/**
 * Seed news_embeddings collection from PostgreSQL news_articles table.
 *
 * Run: npx tsx packages/api/src/embeddings/seed-news.ts
 */
import { pool } from "../db/client";
import { embed, upsertPoints } from "./client";

function articleToText(row: Record<string, unknown>): string {
  const parts = [
    row.title && `${row.title}`,
    row.source && `Source: ${row.source}`,
    row.category && `Category: ${row.category}`,
    row.summary && `${row.summary}`,
    row.full_text && `${String(row.full_text).slice(0, 500)}`,
  ].filter(Boolean);

  return parts.join(". ");
}

async function main() {
  console.log("=== Seeding news_embeddings ===\n");

  const result = await pool.query(
    `SELECT id, title, source_url, source, category, summary, full_text, published_at, relevance_score
     FROM news_articles
     ORDER BY published_at DESC
     LIMIT 500`,
  );

  console.log(`Found ${result.rows.length} news articles to embed\n`);

  if (result.rows.length === 0) {
    console.log("No articles found.

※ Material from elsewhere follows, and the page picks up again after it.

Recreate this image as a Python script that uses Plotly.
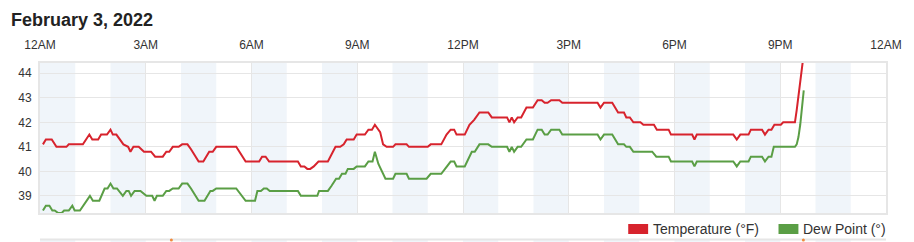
import plotly.graph_objects as go

DATE = "2022-02-03"
TITLE = "February 3, 2022"

temp_times = ["00:05","00:10","00:20","00:28","00:45","00:49","01:13","01:24","01:29","01:39",
              "01:44","01:54","02:00","02:04","02:10","02:22","02:30","02:34","02:39","02:48",
              "02:57","03:09","03:16","03:29","03:35","03:40","03:46","03:56","04:02","04:11",
              "04:17","04:30","04:38","04:48","04:54","05:00","05:34","05:50","06:13","06:18",
              "06:24","06:30","07:19","07:24","07:30","07:35","07:40","07:46","07:54","08:10",
              "08:23","08:31","08:37","08:42","08:54","08:59","09:13","09:19","09:25","09:30",
              "09:39","09:44","09:50","10:01","10:05","10:24","10:28","11:00","11:05","11:23",
              "11:32","11:39","11:45","11:49","12:03","12:11","12:19","12:28","12:43","12:49",
              "13:15","13:19","13:23","13:27","13:33","13:39","13:48","13:59","14:07","14:14",
              "14:19","14:24","14:30","14:44","14:49","15:49","15:54","16:00","16:14","16:24",
              "16:34","16:38","16:44","16:50","17:02","17:07","17:25","17:30","17:50","17:54",
              "18:30","18:34","18:38","19:40","19:46","19:52","20:06","20:10","20:29","20:34",
              "20:40","20:45","20:50","21:01","21:05","21:25","21:28","21:31","21:34","21:37",
              "21:40"]
temp_values = [41.1,41.3,41.3,41.0,41.0,41.1,41.1,41.5,41.3,41.3,
               41.5,41.5,41.7,41.5,41.5,41.1,41.0,40.8,41.0,41.0,
               40.8,40.8,40.6,40.6,40.8,40.8,41.0,41.0,41.1,41.1,
               40.9,40.4,40.4,40.8,40.8,41.0,41.0,40.4,40.4,40.6,
               40.6,40.4,40.4,40.2,40.2,40.1,40.1,40.2,40.4,40.4,
               41.0,41.0,41.1,41.3,41.3,41.5,41.5,41.7,41.7,41.9,
               41.6,41.1,41.0,41.0,41.1,41.1,41.0,41.0,41.1,41.1,
               41.5,41.7,41.7,41.5,41.5,41.9,42.1,42.4,42.4,42.2,
               42.2,42.0,42.2,42.0,42.2,42.2,42.6,42.6,42.9,42.9,
               42.8,42.8,42.9,42.9,42.8,42.8,42.6,42.8,42.8,42.4,
               42.4,42.2,42.2,42.0,42.0,41.9,41.9,41.7,41.7,41.5,
               41.5,41.3,41.5,41.5,41.3,41.5,41.5,41.7,41.7,41.5,
               41.7,41.7,41.9,41.9,42.0,42.0,42.5,43.0,43.6,44.1,
               44.8]

dew_times = ["00:05","00:10","00:16","00:21","00:25","00:31","00:37","00:41","00:49","00:55",
             "00:59","01:08","01:25","01:30","01:41","01:50","01:55","02:00","02:05","02:11",
             "02:21","02:27","02:31","02:35","02:41","02:51","03:01","03:11","03:15","03:19",
             "03:29","03:35","03:40","03:46","03:56","04:02","04:11","04:17","04:30","04:40",
             "04:50","04:54","05:00","05:34","05:50","06:06","06:10","06:16","06:21","06:26",
             "06:31","07:19","07:24","07:52","07:55","08:10","08:16","08:24","08:29","08:34",
             "08:40","08:44","08:54","08:59","09:13","09:19","09:26","09:30","09:36","09:42",
             "09:48","10:01","10:05","10:24","10:28","10:58","11:05","11:23","11:32","11:39",
             "11:45","11:49","12:03","12:11","12:15","12:20","12:28","12:43","12:49","13:15",
             "13:19","13:23","13:27","13:33","13:39","13:48","13:59","14:07","14:14","14:19",
             "14:24","14:30","14:44","14:49","15:49","15:54","16:00","16:14","16:24","16:34",
             "16:38","16:44","16:50","17:22","17:29","17:50","17:54","18:30","18:34","18:38",
             "19:40","19:46","19:52","20:06","20:10","20:29","20:34","20:40","20:45","20:49",
             "21:25","21:28","21:31","21:34","21:37","21:40"]
dew_values = [38.4,38.6,38.6,38.4,38.4,38.3,38.3,38.4,38.4,38.6,
              38.4,38.4,39.0,38.8,38.8,39.3,39.3,39.5,39.3,39.3,
              39.0,39.2,39.2,39.0,39.2,39.2,39.0,39.0,38.8,39.0,
              39.0,39.2,39.2,39.3,39.3,39.5,39.5,39.3,38.8,38.8,
              39.2,39.2,39.3,39.3,38.8,38.8,39.2,39.2,39.3,39.3,
              39.2,39.2,39.0,39.0,39.2,39.2,39.4,39.7,39.7,39.9,
              39.9,40.1,40.1,40.2,40.2,40.4,40.4,40.8,40.3,40.0,
              39.7,39.7,39.9,39.9,39.7,39.7,39.9,39.9,40.2,40.4,
              40.4,40.2,40.2,40.6,40.8,40.8,41.1,41.1,41.0,41.0,
              40.8,41.0,40.8,41.0,41.0,41.3,41.3,41.7,41.7,41.5,
              41.5,41.7,41.7,41.5,41.5,41.3,41.5,41.5,41.1,41.1,
              41.0,41.0,40.8,40.8,40.6,40.6,40.4,40.4,40.2,40.4,
              40.4,40.2,40.4,40.4,40.6,40.6,40.4,40.6,40.6,41.0,
              41.0,41.1,41.4,41.9,42.6,43.3]

y_ticks = [39, 40, 41, 42, 43, 44]
series_names = ["Temperature (°F)", "Dew Point (°)"]
series_colors = ["#d7232d", "#5a9e45"]

FONT = "Liberation Sans, Arial, sans-serif"
TXT = "#333333"
GRID = "#e6e6e6"
BAND = "#f0f5fa"

# plot area in pixels
W, H = 914, 242
L, R, T, B = 40, 890, 63, 213
PW, PH = R - L, B - T

def px(x):
    return (x - L) / PW

def py(y):
    return (B - y) / PH

fig = go.Figure()
fig.add_trace(go.Scatter(x=[f"{DATE} {t}" for t in temp_times], y=temp_values,
                         mode="lines", line=dict(color=series_colors[0], width=2),
                         name=series_names[0], showlegend=False))
fig.add_trace(go.Scatter(x=[f"{DATE} {t}" for t in dew_times], y=dew_values,
                         mode="lines", line=dict(color=series_colors[1], width=2),
                         name=series_names[1], showlegend=False))

shapes = []
for h in range(0, 24, 2):
    shapes.append(dict(type="rect", xref="x", yref="paper",
                       x0=f"{DATE} {h:02d}:00", x1=f"{DATE} {h+1:02d}:00",
                       y0=0, y1=1, fillcolor=BAND, line=dict(width=0), layer="below"))
    # bands of the next (cut-off) chart below
    shapes.append(dict(type="rect", xref="x", yref="paper",
                       x0=f"{DATE} {h:02d}:00", x1=f"{DATE} {h+1:02d}:00",
                       y0=py(243), y1=py(240), fillcolor=BAND, line=dict(width=0), layer="below"))
shapes.append(dict(type="line", xref="paper", yref="paper", x0=0, x1=1,
                   y0=py(239.5), y1=py(239.5), line=dict(color=GRID, width=2)))
for xx in [172, 807]:
    shapes.append(dict(type="circle", xref="paper", yref="paper",
                       x0=px(xx - 1.5), x1=px(xx + 1.5), y0=py(241.5), y1=py(238.5),
                       fillcolor="#f08a3c", line=dict(width=0)))

# legend drawn manually
annotations = [dict(text=f"<b>{TITLE}</b>", xref="paper", yref="paper",
                    x=px(9), y=py(20.5), xanchor="left", yanchor="middle",
                    showarrow=False, font=dict(family=FONT, size=18, color="#222222"))]
leg = [(631, 656), (782, 807)]
for (sx, tx), name, col in zip(leg, series_names, series_colors):
    shapes.append(dict(type="rect", xref="paper", yref="paper",
                       x0=px(sx), x1=px(sx + 20), y0=py(234), y1=py(224),
                       fillcolor=col, line=dict(width=0)))
    annotations.append(dict(text=name, xref="paper", yref="paper",
                            x=px(tx - 2), y=py(229), xanchor="left", yanchor="middle",
                            showarrow=False, font=dict(family=FONT, size=14, color=TXT)))

fig.update_layout(
    width=W, height=H,
    margin=dict(l=L, r=W - R, t=T, b=H - B, pad=0),
    paper_bgcolor="white", plot_bgcolor="white",
    shapes=shapes, annotations=annotations,
    font=dict(family=FONT, size=12, color=TXT),
    xaxis=dict(type="date", side="top",
               range=[f"{DATE} 00:00", "2022-02-04 00:00"],
               dtick=3 * 3600 * 1000, tick0=f"{DATE} 00:00",
               tickformat="%-I%p", showgrid=True, gridcolor=GRID, gridwidth=1,
               showline=True, mirror=True, linecolor=GRID, linewidth=2,
               ticks="outside", ticklen=7, tickcolor="rgba(0,0,0,0)",
               tickfont=dict(family=FONT, size=12, color=TXT), zeroline=False),
    yaxis=dict(range=[38.3, 44.42], tickvals=y_ticks, showgrid=True, gridcolor=GRID,
               showline=True, mirror=True, linecolor=GRID, linewidth=2,
               ticks="outside", ticklen=4, tickcolor="rgba(0,0,0,0)",
               tickfont=dict(family=FONT, size=12, color=TXT), zeroline=False),
    showlegend=False,
)

fig.write_html("out.html")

Run the news scraper first.");
    await pool.end();
    return;
  }

  const BATCH_SIZE = 10;
  let total = 0;

  for (let i = 0; i < result.rows.length; i += BATCH_SIZE) {
    const batch = result.rows.slice(i, i + BATCH_SIZE);

    const points = await Promise.all(
      batch.map(async (row) => {
        const text = articleToText(row);
        const vector = await embed(text);

        return {
          id: String(row.id),
          vector,
          payload: {
            title: row.title || "",
            url: row.source_url || "",
            source: row.source || "",
            category: row.category || "",
            summary: row.summary || "",
            published_at: row.published_at ? new Date(row.published_at).toISOString() : "",
            relevance_score: row.relevance_score || 0,
            text,
          },
        };
      }),
    );

    await upsertPoints("news_embeddings", points);
    total += points.length;
    console.log(`  Embedded ${total}/${result.rows.length} articles`);
  }

  console.log(`\n=== Done: ${total} articles embedded ===`);
  await pool.end();
}

main().catch((err) => {
  console.error("Fatal:", err);
  pool.end();
  process.exit(1);
});